Loving life in the Great White North
As an outdoors enthusiast who enjoys hunting, fishing and basically anything that involves spending time out-of-doors, Ryan Frohling seems to be a perfect fit as the new project leader for the Detroit Lakes Wetland Management District.
Frohling, a native of northeast South Dakota, has actually been a resident of the lakes area for the past year, since he moved here in June 2010 as the new assistant manager at the Detroit Lakes WMD office.
"I've been with U.S. Fish & Wildlife for 16 years," Frohling says, noting that he came by his love of the outdoors naturally; his dad was also with U.S. Fish & Wildlife for many years. "That's what got me interested in the service."
He and his wife Mara live with their three children in a rural home north of Perham, about 20 miles from Detroit Lakes.
They are all enjoying their new home immensely, according to Frohling.
"This is a phenomenal place to live," he says. "My family's enjoying it a lot -- we have a lot of friends.
"There really is something to the saying 'Minnesota nice' -- the vast majority of people here are more than willing to help out when you need it."
The family also enjoys the cooler climate and rural lifestyle preferable to their most recent home before this one, living in the Kansas City area.
"I lived in Missouri, and worked in Kansas," says Frohling, who was employed at the Marais des Cygness National Wildlife Refuge at the time.
Before that, he worked at "several refuges and wetland management districts in the Midwest," including Sand Lake NWR in South Dakota and Benton Lake NWR in Montana.
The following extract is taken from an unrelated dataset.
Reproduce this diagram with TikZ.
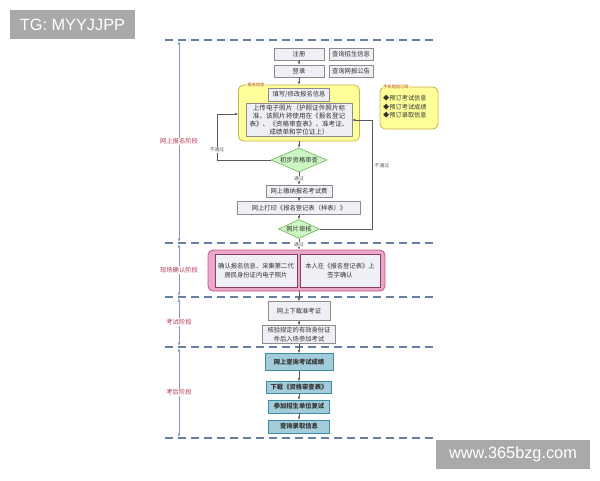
\documentclass[tikz,border=0pt]{standalone}
\usepackage{fontspec}
\setmainfont{Noto Sans CJK SC}
\newfontfamily\markfont{Liberation Sans}
\usetikzlibrary{arrows.meta,positioning,shapes.geometric,shadows}
\definecolor{flowInk}{HTML}{595959}
\definecolor{flowLine}{HTML}{8C8C8C}
\definecolor{flowSoft}{HTML}{EEF0F5}
\definecolor{flowYellow}{HTML}{FFFF99}
\definecolor{flowGold}{HTML}{CDB04A}
\definecolor{flowGreen}{HTML}{CCF7C4}
\definecolor{flowLeaf}{HTML}{73B054}
\definecolor{flowPink}{HTML}{E9A7C9}
\definecolor{flowRose}{HTML}{C8508B}
\definecolor{flowPlum}{HTML}{8E3A66}
\definecolor{flowTeal}{HTML}{A3CCDA}
\definecolor{flowSea}{HTML}{3F8CA6}
\definecolor{flowDash}{HTML}{66809F}
\definecolor{flowRed}{HTML}{B03A55}
\definecolor{flowMark}{HTML}{A9A9A9}
\tikzset{
  stepBox/.style={
    rectangle,
    draw=flowLine,
    fill=flowSoft,
    line width=0.6pt,
    inner sep=0pt,
    align=center,
    text=black!80,
    font=\fontsize{6.3}{8.3}\selectfont,
    drop shadow={shadow xshift=0.9pt,shadow yshift=-0.9pt,opacity=0.3}
  },
  resultBox/.style={
    stepBox,
    draw=flowSea,
    fill=flowTeal,
    font=\fontsize{6.3}{8.3}\selectfont\bfseries
  },
  groupBox/.style={
    rectangle,
    rounded corners=5pt,
    line width=0.8pt,
    inner sep=0pt
  },
  check/.style={
    diamond,
    aspect=2.3,
    draw=flowLeaf,
    fill=flowGreen,
    line width=0.6pt,
    inner sep=0pt,
    text=black!80,
    font=\fontsize{6.3}{8}\selectfont
  },
  flowArrow/.style={
    -{Latex[length=3pt,width=2.4pt]},
    line width=0.4pt,
    draw=flowInk
  },
  stageLine/.style={
    draw=flowDash,
    line width=1.1pt,
    dash pattern=on 8pt off 5pt
  },
  stageSpan/.style={
    {Latex[length=3.5pt,width=2.6pt]}-{Latex[length=3.5pt,width=2.6pt]},
    line width=0.6pt,
    draw=flowDash!80,
    shorten <=1pt,
    shorten >=1pt
  },
  stageName/.style={
    text=flowRed,
    fill=white,
    inner sep=1pt,
    font=\fontsize{6.3}{8}\selectfont
  },
  noteText/.style={
    text=flowInk,
    fill=white,
    inner sep=0.5pt,
    font=\fontsize{4.8}{5}\selectfont
  },
  tagText/.style={
    text=flowRed,
    fill=flowYellow,
    inner sep=0.5pt,
    font=\fontsize{4.2}{5}\selectfont
  },
  markBox/.style={
    rectangle,
    fill=flowMark,
    text=white,
    inner sep=0pt,
    font=\markfont\fontsize{16.3}{18}\selectfont
  }
}

\begin{document}
\begin{tikzpicture}[x=1pt,y=-1pt]
  \useasboundingbox (0,0) rectangle (600,480);
  % stage borders
  \foreach \y/\name in {40/lineA,243/lineB,297/lineC,347/lineD,438/lineE} {
    \coordinate (\name) at (179,\y);
    \draw[stageLine] (165,\y) -- (433,\y);
  }
  \draw[stageSpan] (lineA) -- node[stageName] {网上报名阶段} (lineB);
  \draw[stageSpan] (lineB) -- node[stageName] {现场确认阶段} (lineC);
  \draw[stageSpan] (lineC) -- node[stageName] {考试阶段} (lineD);
  \draw[stageSpan] (lineD) -- node[stageName] {考后阶段} (lineE);

  % online registration
  \node[stepBox, minimum width=50pt, minimum height=12pt] (signup) at (299,54) {注册};
  \node[stepBox, minimum width=44pt, minimum height=12pt] (newsInfo) at (351,54) {查询招生信息};
  \node[stepBox, minimum width=50pt, minimum height=12pt] (login) at (299,71) {登录};
  \node[stepBox, minimum width=44pt, minimum height=12pt] (noticeInfo) at (351,71) {查询网报公告};

  \node[groupBox, draw=flowGold, fill=flowYellow, minimum width=121pt, minimum height=56pt] (infoGroup) at (299,113) {};
  \node[tagText] (infoTag) at (256,85) {报名信息};
  \node[stepBox, minimum width=61pt, minimum height=13pt] (fillInfo) at (299,94.5) {填写/修改报名信息};
  \node[stepBox, text width=106pt, minimum height=33pt, font=\fontsize{6.6}{8.3}\selectfont] (photoUpload) at (299,120)
    {上传电子照片（护照证件照片标\\准，该照片将使用在《报名登记\\表》、《资格审查表》、准考证、\\成绩单和学位证上）};

  \node[groupBox, draw=flowGold, fill=flowYellow, minimum width=58pt, minimum height=42pt] (smsGroup) at (409,108) {};
  \node[tagText] (smsTag) at (396,87) {手机短信订阅};
  \node[anchor=west, align=left, inner sep=0pt, text=black!80, font=\fontsize{6.2}{8.5}\selectfont] (smsList) at (383,107)
    {◆预订考试信息\\◆预订考试成绩\\◆预订录取信息};

  \node[check, minimum width=56pt, minimum height=24pt] (firstCheck) at (299,160) {初步资格审查};
  \node[stepBox, minimum width=66pt, minimum height=12pt] (payFee) at (299,191) {网上缴纳报名考试费};
  \node[stepBox, minimum width=123pt, minimum height=13pt] (printForm) at (299,208) {网上打印《报名登记表（样表）》};
  \node[check, aspect=2.2, minimum width=41pt, minimum height=19pt] (photoCheck) at (299,229) {照片审核};

  % on-site confirmation
  \node[groupBox, draw=flowRose, fill=flowPink, minimum width=177pt, minimum height=41pt] (confirmGroup) at (296.5,270.5) {};
  \node[stepBox, draw=flowPlum, minimum width=82pt, minimum height=33pt] (collectPhoto) at (256,270.5)
    {确认报名信息、采集第二代\\居民身份证内电子照片};
  \node[stepBox, draw=flowPlum, minimum width=80pt, minimum height=33pt] (signForm) at (340,270.5)
    {本人在《报名登记表》上\\签字确认};

  % exam and after
  \node[stepBox, minimum width=62pt, minimum height=19pt] (admitCard) at (299,311) {网上下载准考证};
  \node[stepBox, minimum width=73pt, minimum height=18pt] (enterExam) at (299,334.5) {核验规定的有效身份证\\件后入场参加考试};
  \node[resultBox, minimum width=68pt, minimum height=17pt] (scoreQuery) at (299,362) {网上查询考试成绩};
  \node[resultBox, minimum width=65pt, minimum height=12pt] (reviewForm) at (299,387.5) {下载《资格审查表》};
  \node[resultBox, minimum width=61pt, minimum height=13pt] (retest) at (299,406.5) {参加招生单位复试};
  \node[resultBox, minimum width=61pt, minimum height=13pt] (admitQuery) at (299,426.5) {查询录取信息};

  \draw[flowArrow] (signup) -- (login);
  \draw[flowArrow] (login) -- (infoGroup);
  \draw[flowArrow] (infoGroup) -- (firstCheck);
  \draw[flowArrow] (firstCheck) -- node[noteText] {通过} (payFee);
  \draw[flowArrow] (payFee) -- (printForm);
  \draw[flowArrow] (printForm) -- (photoCheck);
  \draw[flowArrow] (photoCheck) -- node[noteText, pos=0.5] {通过} (photoCheck |- confirmGroup.north);
  \draw[flowArrow] (admitCard |- confirmGroup.south) -- (admitCard);
  \draw[flowArrow] (admitCard) -- (enterExam);
  \draw[flowArrow] (enterExam) -- (scoreQuery);
  \draw[flowArrow] (scoreQuery) -- (reviewForm);
  \draw[flowArrow] (reviewForm) -- (retest);
  \draw[flowArrow] (retest) -- (admitQuery);

  % failed checks
  \coordinate (leftTurn) at (217,114);
  \coordinate (rightTurn) at (372,120);
  \draw[flowArrow] (firstCheck.west) -| (leftTurn) -- (infoGroup.west |- leftTurn);
  \node[noteText] (failA) at (217,150) {不通过};
  \draw[flowArrow] (photoCheck.east) -| (rightTurn) -- (photoUpload.east |- rightTurn);
  \node[noteText, anchor=west] (failB) at (374,166) {不通过};

  % watermarks
  \node[markBox, minimum width=125pt, minimum height=29pt] (tagMark) at (72.5,24.5) {TG: MYYJJPP};
  \node[markBox, minimum width=154pt, minimum height=29pt] (siteMark) at (513,454.5) {www.365bzg.com};
\end{tikzpicture}
\end{document}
"Most of my work has been managing habitat in waterfowl production areas (WPA's), and also working with private landowners to restore habitat on their lands, through conservation easements," he says.
His work in Detroit Lakes is similar, Frohling adds.
"The Detroit Lakes WMD encompasses five counties -- Becker, Clay, Mahnomen, Norman and Polk -- and we own about 42,000 acres of WPA's across those five counties," he says.
That land is "managed mostly for waterfowl production, as well as other wildlife benefits," Frohling explains. "We also manage the Hamden Slough NWR, which is about 3,200 acres."
His office is in the midst of completing a comprehensive conservation plan for Hamden, as well as completing a construction project for a new office complex at its headquarters on North Tower Road.
"I'm really excited to work with all of the partners we have here," Frohling says of his new job, which started last month.
The Detroit Lakes WMD works closely with the Friends of Detroit Lakes WMD, Minnesota Prairie Chicken Society, Minnesota Waterfowl Association and other similar organizations on wetland and upland restoration projects.
"They (the partner organizations) apply for the grants, and use them to help us accomplish our work here," he says. "We have spent quite a good amount of money on wetland restoration and wildlife habitat this fall.
"We also work closely with Tamarac National Wildlife Refuge on projects to achieve both of our goals and missions," Frohling adds.